═════ Listing

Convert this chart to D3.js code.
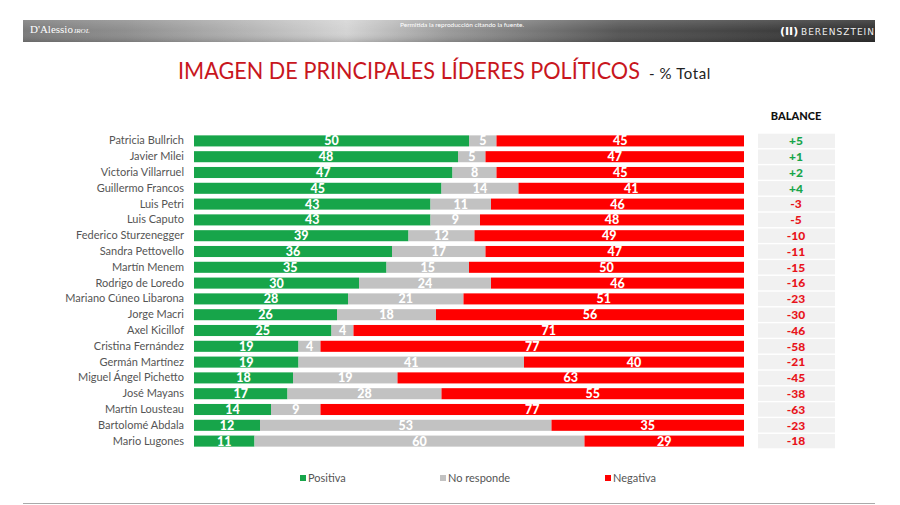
<!DOCTYPE html>
<html><head><meta charset="utf-8">
<script src="https://cdn.jsdelivr.net/npm/d3@7"></script>
<style>body{margin:0;background:#fff}svg{display:block}</style>
</head><body>
<svg id="c" width="900" height="505"></svg>
<script>
const names = ["Patricia Bullrich","Javier Milei ","Victoria Villarruel","Guillermo Francos","Luis Petri","Luis Caputo","Federico Sturzenegger","Sandra Pettovello","Martín Menem","Rodrigo de Loredo","Mariano Cúneo Libarona","Jorge Macri","Axel Kicillof","Cristina Fernández","Germán Martínez","Miguel Ángel Pichetto","José Mayans","Martín Lousteau","Bartolomé Abdala","Mario Lugones"];
const positiva = [50,48,47,45,43,43,39,36,35,30,28,26,25,19,19,18,17,14,12,11];
const noResponde = [5,5,8,14,11,9,12,17,15,24,21,18,4,4,41,19,28,9,53,60];
const negativa = [45,47,45,41,46,48,49,47,50,46,51,56,71,77,40,63,55,77,35,29];
const balance = ["+5","+1","+2","+4","-3","-5","-10","-11","-15","-16","-23","-30","-46","-58","-21","-45","-38","-63","-23","-18"];
const seriesNames = ["Positiva","No responde","Negativa"];
const colors = ["#17a54a","#c2c2c2","#ff0000"];

const svg = d3.select("#c");
const defs = svg.append("defs");
const g1 = defs.append("linearGradient").attr("id","hdr").attr("x1","0").attr("x2","1").attr("y1","0").attr("y2","0");
[[0,"#7a7a7a"],[0.12,"#8e8e8e"],[0.38,"#d4d4d4"],[0.5,"#9a9a9a"],[0.7,"#555"],[1,"#2e2e2e"]].forEach(([o,c])=>g1.append("stop").attr("offset",o).attr("stop-color",c));
const g2 = defs.append("linearGradient").attr("id","hdrv").attr("x1","0").attr("x2","0").attr("y1","0").attr("y2","1");
[[0,"rgba(255,255,255,0.15)"],[0.5,"rgba(255,255,255,0)"],[1,"rgba(0,0,0,0.15)"]].forEach(([o,c])=>g2.append("stop").attr("offset",o).attr("stop-color",c));

// header bar
svg.append("rect").attr("x",23).attr("y",20).attr("width",852).attr("height",22).attr("fill","url(#hdr)");
svg.append("rect").attr("x",23).attr("y",20).attr("width",852).attr("height",22).attr("fill","url(#hdrv)");
svg.append("text").attr("x",30).attr("y",33).attr("font-family","Liberation Serif, serif").attr("font-size",11).attr("fill","#fff").text("D'Alessio");
svg.append("text").attr("x",74).attr("y",33).attr("font-family","Liberation Serif, serif").attr("font-style","italic").attr("font-size",7).attr("fill","#fff").text("IROL");
svg.append("text").attr("x",462).attr("y",27).attr("text-anchor","middle").attr("font-family","Liberation Sans Narrow, Lato, sans-serif").attr("font-size",6.5).attr("fill","#fff").text("Permitida la reproducción citando la fuente.");
svg.append("text").attr("x",780).attr("y",35).attr("font-family","DejaVu Sans, sans-serif").attr("font-weight","bold").attr("font-size",11).attr("fill","#fff").text("(II)");
svg.append("text").attr("x",801).attr("y",35).attr("font-family","DejaVu Sans, sans-serif").attr("font-size",9).attr("letter-spacing",1).attr("fill","#eee").text("BERENSZTEIN");

// title (horizontally condensed to mimic the narrow original face)
const t1 = svg.append("text").attr("font-family","Lato, sans-serif")
  .attr("fill","#c8161d").attr("font-size",24)
  .text("IMAGEN DE PRINCIPALES LÍDERES POLÍTICOS");
const w1 = t1.node().getComputedTextLength();
t1.attr("transform",`translate(178,79) scale(${462/w1},1)`);
svg.append("text").attr("x",649).attr("y",79).attr("font-family","Lato, sans-serif")
  .attr("fill","#222").attr("font-size",15).attr("letter-spacing",0.6).text("- % Total");

// scales
const y = d3.scaleBand().domain(names).range([133,449]).paddingInner(0.3).paddingOuter(0.15);
const x = d3.scaleLinear().domain([0,100]).range([194,744]);

const rows = names.map((n,i)=>({name:n, vals:[positiva[i],noResponde[i],negativa[i]], bal:balance[i]}));
const stack = rows.map(r=>{let acc=0;return r.vals.map((v,k)=>{const s={x0:acc,x1:acc+v,v,k,name:r.name};acc+=v;return s;});}).flat();

// y axis labels
const yAxis = d3.axisLeft(y).tickSize(0).tickPadding(10);
const ya = svg.append("g").attr("transform","translate(194,0)").call(yAxis);
ya.select(".domain").remove();
ya.selectAll("text").attr("font-family","Lato, sans-serif").attr("font-size",11).attr("fill","#555");

// bars
svg.append("g").selectAll("rect").data(stack).join("rect")
  .attr("x",d=>x(d.x0)).attr("width",d=>x(d.x1)-x(d.x0))
  .attr("y",d=>y(d.name)).attr("height",y.bandwidth())
  .attr("fill",d=>colors[d.k]);
svg.append("g").selectAll("text").data(stack).join("text")
  .attr("x",d=>(x(d.x0)+x(d.x1))/2).attr("y",d=>y(d.name)+y.bandwidth()/2+4.4)
  .attr("text-anchor","middle").attr("font-family","Lato, sans-serif").attr("font-weight","900")
  .attr("font-size",12.5).attr("fill","#fff").text(d=>d.v);

// balance column
svg.append("text").attr("x",796).attr("y",120).attr("text-anchor","middle").attr("font-family","Lato, sans-serif").attr("font-weight","900").attr("font-size",11).attr("fill","#111").text("BALANCE");
const bg = svg.append("g");
bg.selectAll("rect").data(rows).join("rect")
  .attr("x",758).attr("width",77)
  .attr("y",d=>y(d.name)+y.bandwidth()/2-7.2).attr("height",14.4)
  .attr("fill","#f1f1f1");
bg.selectAll("text").data(rows).join("text")
  .attr("x",796).attr("y",d=>y(d.name)+y.bandwidth()/2+4.3)
  .attr("text-anchor","middle").attr("font-family","Lato, sans-serif").attr("font-weight","900").attr("font-size",12)
  .attr("fill",d=>d.bal.startsWith("+")?"#17a54a":"#e8141b").text(d=>d.bal);

// legend
const legX = [300,440,605];
const lg = svg.append("g").selectAll("g").data(seriesNames).join("g").attr("transform",(d,i)=>`translate(${legX[i]},478)`);
lg.append("rect").attr("x",0).attr("y",-3).attr("width",6).attr("height",6).attr("fill",(d,i)=>colors[i]);
lg.append("text").attr("x",8).attr("y",4).attr("font-family","Lato, sans-serif").attr("font-size",11).attr("fill","#555").text(d=>d);

// bottom line
svg.append("line").attr("x1",23).attr("x2",875).attr("y1",503.5).attr("y2",503.5).attr("stroke","#aaa").attr("stroke-width",1);
</script>
</body></html>
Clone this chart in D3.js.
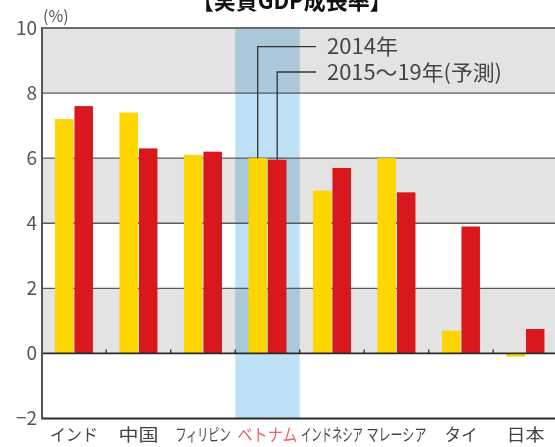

══════════

**What you are asked to do:** Search the data above for the string "chart" and return every line that has it.

**Finished exercise:**
Convert this chart to D3.js code.
Clone this chart in D3.js.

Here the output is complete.